Printing Industry Pension Scheme unveils auto-enrolment proposals

The Printing Industry Pension Scheme (PIPS) unveiled its auto-enrolment proposition yesterday (1 October) to coincide with the initial roll-out of the new UK workplace pensions legislation.

Auto-enrolment, which is the result of reforms to UK pension law introduced in the 2008 Pensions Bill, requires all companies to automatically enrol employees in an approved pension scheme.

The new legislation, which is being rolled out in stages by company size, will see employers contribute an initial 1% of their employees’ pensionable earnings, rising to 3% by Oct 2018.
Employees will contribute 0.8%, rising to 4%, while an additional 0.2%, rising to 1%, will come from tax relief.

While the scheme was officially rolled out to the largest UK employers on 1 October, it will be some time before the bulk of UK print companies start to be affected.

The staging dates for companies with fewer than 350 staff start from February 2014, while the staging date for those with less than 50 staff are spread between 1 August 2015 and 1 February 2017.

However, PIPS chairman Dennis Haynes stressed that now was the time for the industry to "get ready" to avoid being caught out at the last minute.

The PIPS scheme, which is the result of a long-standing partnership between the BPIF and Unite, is provided by Standard Life and Legal & General, with independent advice from Meridan Financial and RSM Tenon.

While other low-cost, multi-employer schemes – such as the government-backed NEST scheme – are available, PIPS highlighted the benefits of its proposition.

Alan Hudson of Meridan Financial stressed that there would be no cost to employers for set up, administration or investment, with the only charge coming in the form of a 0.85% annual fee.

Adrian Boulding, Legal & General pensions strategy director and one third of the team that was commissioned to review automatic enrolment in 2010, said that by the end of the year 600,000 people will have automatically enrolled in a pension scheme backed by employer contributions and that – even allowing for a 30% opt-out rate - 7m will have enrolled by the time the roll out is completed in 2017.

"This is going to be a fantastic achievement and the politicians of all sides that joined the cross party consensus behind auto-enrolment deserve congratulations," he added.

"In many ways auto-enrolment resembles the launch of Blair’s Stakeholder Pensions 11 years ago.

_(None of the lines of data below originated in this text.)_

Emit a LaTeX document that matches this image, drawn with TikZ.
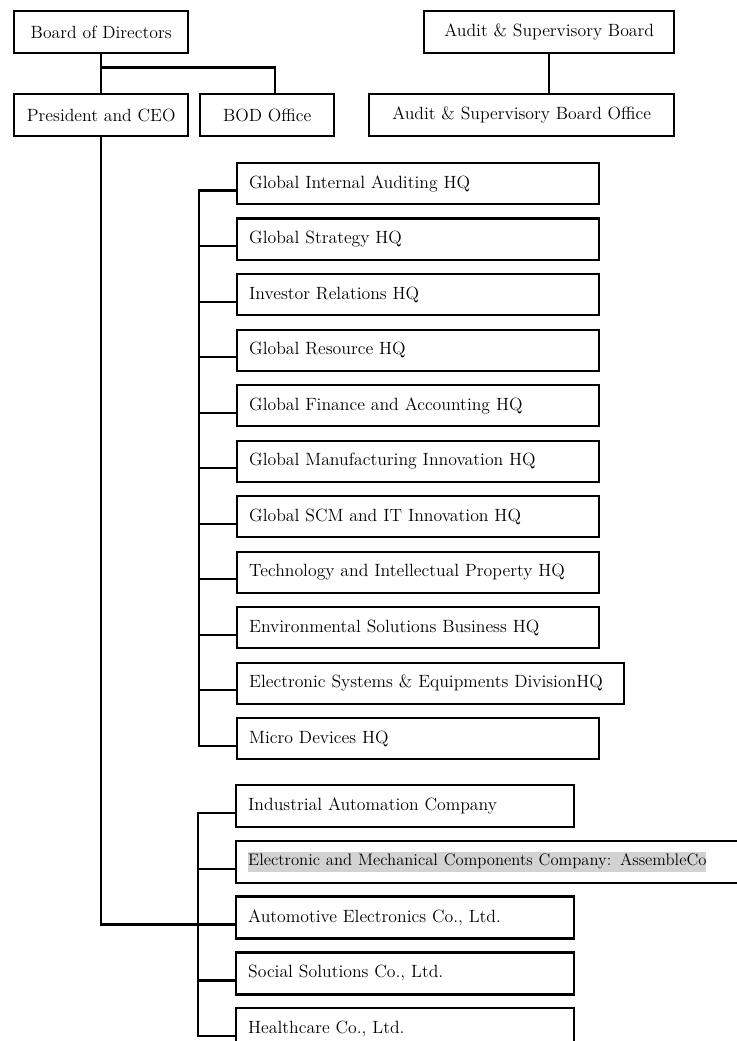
\documentclass[tikz,border=0pt]{standalone}
\usepackage{tikz}
\usetikzlibrary{calc}

\definecolor{hlgray}{RGB}{210,210,210}

\tikzset{
  orgbox/.style={draw, line width=1.8pt, rectangle, anchor=north west, inner sep=0pt,
    font=\fontsize{13.3}{16}\selectfont},
  topbox/.style={orgbox, minimum height=31.5pt, minimum width=#1},
  unitbox/.style={orgbox, inner xsep=9pt, align=left, text width=#1, minimum height=30.75pt},
  cobox/.style={orgbox, inner xsep=9pt, align=left, text width=#1, minimum height=31.5pt},
  link/.style={line width=1.8pt, line cap=rect}
}

\begin{document}
\begin{tikzpicture}[x=0.75pt, y=-0.75pt]

\useasboundingbox (0,0) rectangle (737,1041);
\clip (0,0) rectangle (737,1041);

% Boards and offices
\node[topbox=130.5pt] (bod) at (13,10) {Board of Directors};
\node[topbox=130.5pt] (ceo) at (13,93) {President and CEO};
\node[topbox=100.5pt] (bodoff) at (199,93) {BOD Office};
\node[topbox=187.5pt] (asb) at (423,10) {Audit \& Supervisory Board};
\node[topbox=228.75pt] (asboff) at (368,93) {Audit \& Supervisory Board Office};

\draw[link] (bod.south) -- (ceo.north);
\coordinate (j1) at ($(bod.south)!0.34!(ceo.north)$);
\draw[link] (j1) -| ([xshift=6pt]bodoff.north);
\draw[link] (asb.south) -- (asb.south |- asboff.north);

% Headquarters
\coordinate (hqbus) at (199,0);
\foreach \i/\bw/\txt in {0/253.5pt/Global Internal Auditing HQ,
    1/253.5pt/Global Strategy HQ,
    2/253.5pt/Investor Relations HQ,
    3/253.5pt/Global Resource HQ,
    4/253.5pt/Global Finance and Accounting HQ,
    5/253.5pt/Global Manufacturing Innovation HQ,
    6/253.5pt/Global SCM and IT Innovation HQ,
    7/253.5pt/Technology and Intellectual Property HQ,
    8/253.5pt/Environmental Solutions Business HQ,
    9/272.25pt/Electronic Systems \& Equipments DivisionHQ,
    10/253.5pt/Micro Devices HQ} {
  \node[unitbox=\bw] (hq\i) at (236,{162+55.5*\i}) {\txt};
  \draw[link] ([yshift=-5.25pt]hq\i.west) -- ([yshift=-5.25pt]hq\i.west -| hqbus);
}
\draw[link] ([yshift=-5.25pt]hq0.west -| hqbus) -- ([yshift=-5.25pt]hq10.west -| hqbus);

% Companies
\coordinate (cobus) at (198,0);
\foreach \i/\bw/\txt in {0/235.5pt/Industrial Automation Company,
    1/402pt/{{\fontsize{12.5}{15}\selectfont\setlength{\fboxsep}{0pt}\colorbox{hlgray}{\strut Electronic and Mechanical Components Company: AssembleCo}}},
    2/235.5pt/{Automotive Electronics Co., Ltd.},
    3/235.5pt/{Social Solutions Co., Ltd.},
    4/235.5pt/{Healthcare Co., Ltd.}} {
  \node[cobox=\bw] (co\i) at (235,{784+55.7*\i}) {\txt};
  \draw[link] ([yshift=-5.25pt]co\i.west) -- ([yshift=-5.25pt]co\i.west -| cobus);
}
\draw[link] ([yshift=-5.25pt]co0.west -| cobus) -- ([yshift=-5.25pt]co4.west -| cobus);

% CEO line
\draw[link] (ceo.south) |- ([yshift=-5.25pt]co2.west);

\end{tikzpicture}
\end{document}
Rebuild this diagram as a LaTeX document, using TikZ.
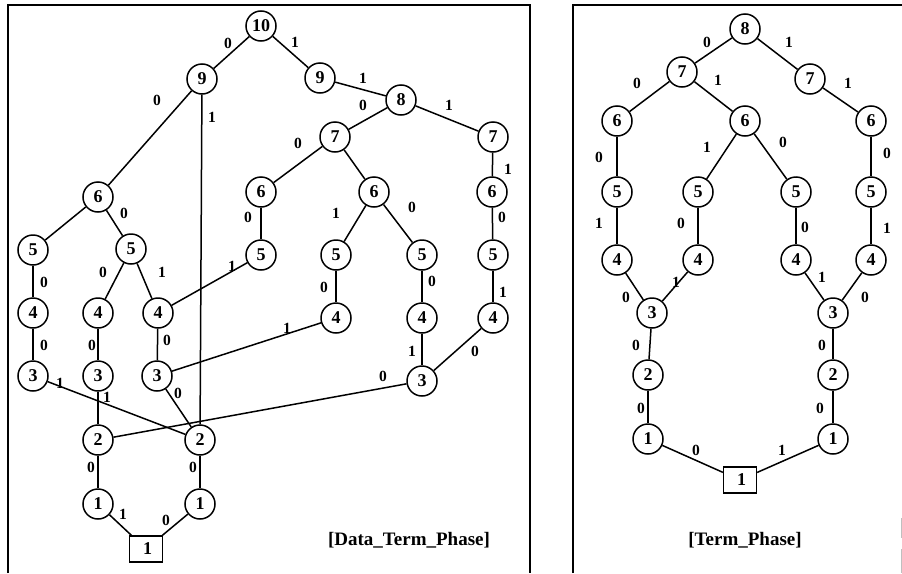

The focus is on the workplace and the product is very similar – usually a personal account with very low charges. But two magic ingredients have been added this time round that were missing in 2001.

"Employers will have to contribute, nearly doubling the employees’ contributions. But more important still is the guile of auto-enrolment. You are in unless you opt out."

However, Unite national officer Steve Sibbald sounded a warning bell on the ability to ‘opt out’, arguing that it left the door open for employers to encourage their staff to sign away their rights as happened with the European Working Time Directive.

"Certainly for larger employers auto-enrolment will absolutely have a beneficial effect," he said. "My concern is further down the line when we get to the smaller employers – there will be some who won’t do it and will just say: if you want to work here, sign this form and opt out."